Our spending percentage is substantially higher for clothing, entertainment, food and personal care when compared to adults. For example, if an adult spends 4% of their income on clothing, we spend 30% of our income. If adults spend 2% of their income on food, we spend 26% of our income on food. Most of the food money is spent in Starbucks, Chipotle, etc.

and not in grocery stores. Out of curiosity, I started looking up for more information about how many of us save and for what purpose. Teenagers are less ambitious about saving for a car and more interested in spending money on electronics that will help connect with their friends virtually. Most of us save money, however more to buy something else – like electronics or the designer clothing. Probably only 20% of us are saving for ‘college’, which is the largest expense as a teen. Most of us believe in our ability to get scholarships and grants to pay for our college, though it is not true.

We do end up borrowing substantial amounts of money. What was even more interesting was the fact that large financial institutions like Piper Jaffrey have been tracking teen spending for years. They look at the brands that are capturing teen interest and the brands that are losing popularity among teens. These decisions are used to make important financial investments that are very successful. In fact, a now 19 year old Rachel Fox who is a known actress and investor, has come up with a stock index called ‘MyGenLoves”.

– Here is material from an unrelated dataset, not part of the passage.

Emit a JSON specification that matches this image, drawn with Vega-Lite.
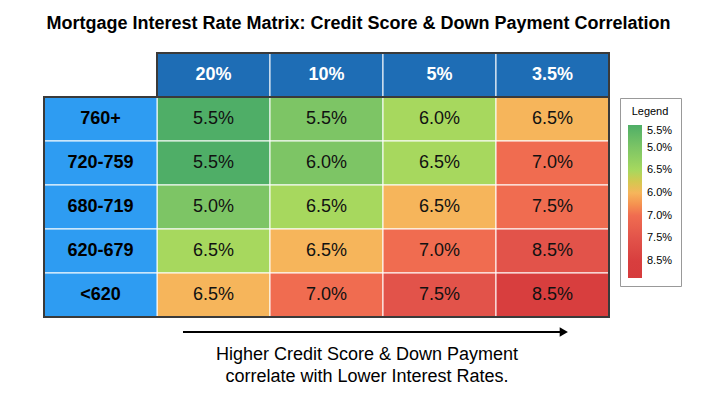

It now has 21 stocks of products that we teenagers drink, eat, wear, have or would love to have. This index has done better than S 500 index by close to 10%. This includes things that I would love – Pandora, Netflix, Chipotle, Facebook and Apple. This made me think of how our spending habits are making someone else so successful. This little research has helped me understand and respect money. It also gave me an insight to the teen spending power and the impact it has on our economy. There is no doubt that we are great consumers.

Unfortunately, we do not save enough. Our knowledge of money management just in the last 7-10 years is on a decline. Though we like to know more, fewer of us have bank accounts. We do not shop for the best deal and we buy what we want irrespective of the price. Our generation will be paying more money for college tuition than our parents and the rate of increase in the cost is more substantial.

Most of all, our parents are the greatest role models for teaching us to save money, so I should listen to them. Probably, you should too.